Exercise material:
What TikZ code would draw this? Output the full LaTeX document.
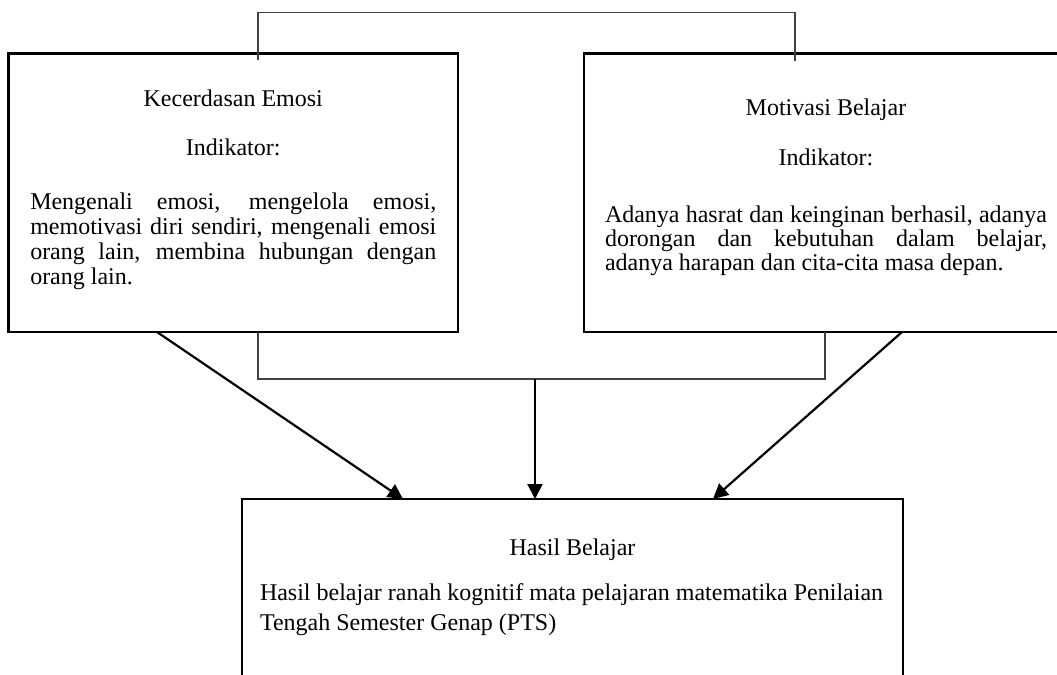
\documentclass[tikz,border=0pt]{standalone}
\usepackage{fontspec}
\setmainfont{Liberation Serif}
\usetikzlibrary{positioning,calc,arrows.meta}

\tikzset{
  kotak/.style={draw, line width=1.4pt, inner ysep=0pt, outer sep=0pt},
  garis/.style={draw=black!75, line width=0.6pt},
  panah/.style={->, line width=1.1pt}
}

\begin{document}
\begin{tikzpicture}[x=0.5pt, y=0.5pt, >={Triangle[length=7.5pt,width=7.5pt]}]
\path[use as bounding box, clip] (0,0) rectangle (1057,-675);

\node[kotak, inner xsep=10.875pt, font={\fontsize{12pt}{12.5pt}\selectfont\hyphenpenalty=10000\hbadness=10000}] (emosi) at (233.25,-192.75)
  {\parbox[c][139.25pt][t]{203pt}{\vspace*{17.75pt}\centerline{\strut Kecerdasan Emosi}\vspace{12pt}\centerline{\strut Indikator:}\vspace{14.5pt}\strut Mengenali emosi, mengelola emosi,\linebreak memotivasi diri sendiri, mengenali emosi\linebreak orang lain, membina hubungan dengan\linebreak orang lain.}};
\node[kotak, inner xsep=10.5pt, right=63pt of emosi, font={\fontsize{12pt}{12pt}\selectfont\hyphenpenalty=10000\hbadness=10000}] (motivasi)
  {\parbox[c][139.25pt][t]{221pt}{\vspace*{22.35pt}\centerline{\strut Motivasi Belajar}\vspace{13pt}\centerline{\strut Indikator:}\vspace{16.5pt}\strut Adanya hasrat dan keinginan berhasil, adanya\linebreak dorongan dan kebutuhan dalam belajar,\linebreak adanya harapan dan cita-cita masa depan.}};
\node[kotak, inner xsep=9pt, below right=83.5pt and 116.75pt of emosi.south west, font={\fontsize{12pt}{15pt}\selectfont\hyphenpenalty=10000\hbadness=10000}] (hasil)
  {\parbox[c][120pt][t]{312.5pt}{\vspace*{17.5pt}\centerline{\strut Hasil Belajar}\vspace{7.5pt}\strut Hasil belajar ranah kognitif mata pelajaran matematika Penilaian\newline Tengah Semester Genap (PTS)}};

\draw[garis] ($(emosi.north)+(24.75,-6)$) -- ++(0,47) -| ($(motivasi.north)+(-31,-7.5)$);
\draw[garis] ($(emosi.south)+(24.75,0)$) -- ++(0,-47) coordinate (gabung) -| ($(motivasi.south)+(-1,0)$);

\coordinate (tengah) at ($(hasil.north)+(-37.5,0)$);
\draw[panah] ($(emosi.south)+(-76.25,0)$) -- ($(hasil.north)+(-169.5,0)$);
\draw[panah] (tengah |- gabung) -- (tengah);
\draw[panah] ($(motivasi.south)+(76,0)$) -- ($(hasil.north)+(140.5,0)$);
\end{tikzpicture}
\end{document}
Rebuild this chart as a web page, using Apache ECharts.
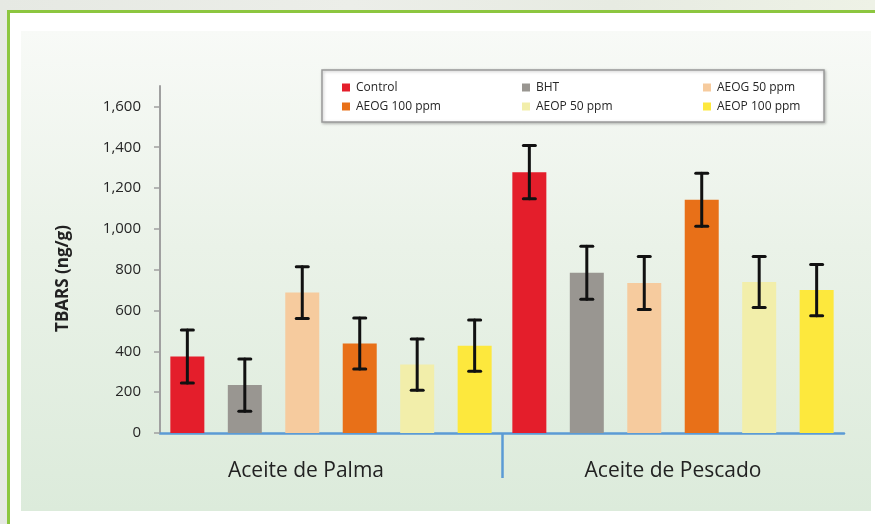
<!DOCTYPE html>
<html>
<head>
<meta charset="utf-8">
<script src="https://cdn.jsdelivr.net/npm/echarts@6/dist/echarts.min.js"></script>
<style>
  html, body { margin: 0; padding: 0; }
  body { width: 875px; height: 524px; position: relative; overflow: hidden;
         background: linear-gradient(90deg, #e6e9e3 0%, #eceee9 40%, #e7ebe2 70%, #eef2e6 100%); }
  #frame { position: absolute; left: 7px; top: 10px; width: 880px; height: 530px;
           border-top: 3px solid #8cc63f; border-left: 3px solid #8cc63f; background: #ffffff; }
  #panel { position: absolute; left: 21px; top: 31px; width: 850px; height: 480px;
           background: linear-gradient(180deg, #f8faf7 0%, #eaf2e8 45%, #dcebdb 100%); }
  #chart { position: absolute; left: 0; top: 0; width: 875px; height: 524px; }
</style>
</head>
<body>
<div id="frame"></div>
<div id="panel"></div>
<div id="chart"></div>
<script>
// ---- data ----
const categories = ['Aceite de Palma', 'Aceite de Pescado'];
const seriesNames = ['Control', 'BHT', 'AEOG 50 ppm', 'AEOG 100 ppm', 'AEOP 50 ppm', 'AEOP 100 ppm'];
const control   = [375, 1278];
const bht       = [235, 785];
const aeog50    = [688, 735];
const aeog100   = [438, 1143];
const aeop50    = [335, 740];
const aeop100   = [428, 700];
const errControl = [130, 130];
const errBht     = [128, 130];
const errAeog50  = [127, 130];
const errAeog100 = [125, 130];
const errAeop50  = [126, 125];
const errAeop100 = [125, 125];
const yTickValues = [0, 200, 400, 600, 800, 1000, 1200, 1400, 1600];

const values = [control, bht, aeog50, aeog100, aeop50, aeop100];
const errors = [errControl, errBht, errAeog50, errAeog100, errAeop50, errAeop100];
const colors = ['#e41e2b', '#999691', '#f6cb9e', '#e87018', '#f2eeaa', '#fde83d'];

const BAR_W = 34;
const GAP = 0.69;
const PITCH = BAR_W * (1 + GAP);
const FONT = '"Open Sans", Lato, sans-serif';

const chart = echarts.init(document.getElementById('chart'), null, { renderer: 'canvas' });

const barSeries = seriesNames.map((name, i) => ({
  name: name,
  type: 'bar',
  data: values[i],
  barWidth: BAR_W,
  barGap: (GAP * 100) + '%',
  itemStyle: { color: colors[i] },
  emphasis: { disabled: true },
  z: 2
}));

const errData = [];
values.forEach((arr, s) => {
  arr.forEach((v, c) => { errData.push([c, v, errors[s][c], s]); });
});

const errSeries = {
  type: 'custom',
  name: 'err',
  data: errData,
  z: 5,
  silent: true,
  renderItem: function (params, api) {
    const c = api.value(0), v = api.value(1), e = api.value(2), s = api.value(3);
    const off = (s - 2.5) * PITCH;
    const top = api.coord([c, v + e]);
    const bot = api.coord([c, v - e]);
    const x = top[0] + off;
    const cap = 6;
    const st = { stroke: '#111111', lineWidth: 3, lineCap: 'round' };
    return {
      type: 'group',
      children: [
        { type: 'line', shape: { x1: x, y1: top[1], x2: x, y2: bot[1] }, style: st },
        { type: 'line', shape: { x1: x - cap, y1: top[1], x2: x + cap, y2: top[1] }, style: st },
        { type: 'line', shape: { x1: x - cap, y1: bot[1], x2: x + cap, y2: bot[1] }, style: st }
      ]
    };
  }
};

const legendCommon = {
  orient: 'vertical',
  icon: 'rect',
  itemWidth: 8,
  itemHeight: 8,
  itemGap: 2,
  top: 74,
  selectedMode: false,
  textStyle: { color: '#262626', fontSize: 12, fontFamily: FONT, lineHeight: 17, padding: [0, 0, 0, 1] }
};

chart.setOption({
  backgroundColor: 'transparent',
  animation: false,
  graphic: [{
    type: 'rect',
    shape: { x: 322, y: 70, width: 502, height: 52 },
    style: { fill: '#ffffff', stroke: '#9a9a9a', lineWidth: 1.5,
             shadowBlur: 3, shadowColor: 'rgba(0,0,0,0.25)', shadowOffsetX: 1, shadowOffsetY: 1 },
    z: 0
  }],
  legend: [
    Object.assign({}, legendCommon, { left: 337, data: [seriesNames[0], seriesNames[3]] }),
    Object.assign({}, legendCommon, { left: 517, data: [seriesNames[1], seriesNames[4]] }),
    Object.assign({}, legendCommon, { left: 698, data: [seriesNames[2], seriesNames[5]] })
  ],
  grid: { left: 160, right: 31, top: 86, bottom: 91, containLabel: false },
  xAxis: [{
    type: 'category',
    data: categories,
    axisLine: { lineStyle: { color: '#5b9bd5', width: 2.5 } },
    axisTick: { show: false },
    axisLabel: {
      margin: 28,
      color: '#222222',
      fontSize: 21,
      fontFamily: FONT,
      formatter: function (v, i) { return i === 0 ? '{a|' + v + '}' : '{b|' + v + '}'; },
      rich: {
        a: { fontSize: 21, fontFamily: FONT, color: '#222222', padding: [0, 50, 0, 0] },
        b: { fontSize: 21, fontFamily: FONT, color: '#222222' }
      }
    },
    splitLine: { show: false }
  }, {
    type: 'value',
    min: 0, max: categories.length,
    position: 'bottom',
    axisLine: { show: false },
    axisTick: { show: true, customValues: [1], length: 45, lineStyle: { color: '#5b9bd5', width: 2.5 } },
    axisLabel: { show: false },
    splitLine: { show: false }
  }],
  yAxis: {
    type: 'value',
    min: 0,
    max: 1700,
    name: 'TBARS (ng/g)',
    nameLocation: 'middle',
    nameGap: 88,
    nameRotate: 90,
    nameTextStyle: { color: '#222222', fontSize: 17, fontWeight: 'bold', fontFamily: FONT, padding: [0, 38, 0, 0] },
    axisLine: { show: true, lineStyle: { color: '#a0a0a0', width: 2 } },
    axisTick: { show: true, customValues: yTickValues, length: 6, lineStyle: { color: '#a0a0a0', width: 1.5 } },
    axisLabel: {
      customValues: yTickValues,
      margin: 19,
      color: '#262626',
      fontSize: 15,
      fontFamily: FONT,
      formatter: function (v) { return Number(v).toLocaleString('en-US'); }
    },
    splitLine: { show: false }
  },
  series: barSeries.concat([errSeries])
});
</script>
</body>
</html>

Aim of the task:
Go to the line containing "Rebuild this chart" and copy exactly from there through the line containing "1200, 1400, 1600];", both included, and nothing more. Pictures are excluded.

Correct answer:
Rebuild this chart as a web page, using Apache ECharts.
<!DOCTYPE html>
<html>
<head>
<meta charset="utf-8">
<script src="https://cdn.jsdelivr.net/npm/echarts@6/dist/echarts.min.js"></script>
<style>
  html, body { margin: 0; padding: 0; }
  body { width: 875px; height: 524px; position: relative; overflow: hidden;
         background: linear-gradient(90deg, #e6e9e3 0%, #eceee9 40%, #e7ebe2 70%, #eef2e6 100%); }
  #frame { position: absolute; left: 7px; top: 10px; width: 880px; height: 530px;
           border-top: 3px solid #8cc63f; border-left: 3px solid #8cc63f; background: #ffffff; }
  #panel { position: absolute; left: 21px; top: 31px; width: 850px; height: 480px;
           background: linear-gradient(180deg, #f8faf7 0%, #eaf2e8 45%, #dcebdb 100%); }
  #chart { position: absolute; left: 0; top: 0; width: 875px; height: 524px; }
</style>
</head>
<body>
<div id="frame"></div>
<div id="panel"></div>
<div id="chart"></div>
<script>
// ---- data ----
const categories = ['Aceite de Palma', 'Aceite de Pescado'];
const seriesNames = ['Control', 'BHT', 'AEOG 50 ppm', 'AEOG 100 ppm', 'AEOP 50 ppm', 'AEOP 100 ppm'];
const control   = [375, 1278];
const bht       = [235, 785];
const aeog50    = [688, 735];
const aeog100   = [438, 1143];
const aeop50    = [335, 740];
const aeop100   = [428, 700];
const errControl = [130, 130];
const errBht     = [128, 130];
const errAeog50  = [127, 130];
const errAeog100 = [125, 130];
const errAeop50  = [126, 125];
const errAeop100 = [125, 125];
const yTickValues = [0, 200, 400, 600, 800, 1000, 1200, 1400, 1600];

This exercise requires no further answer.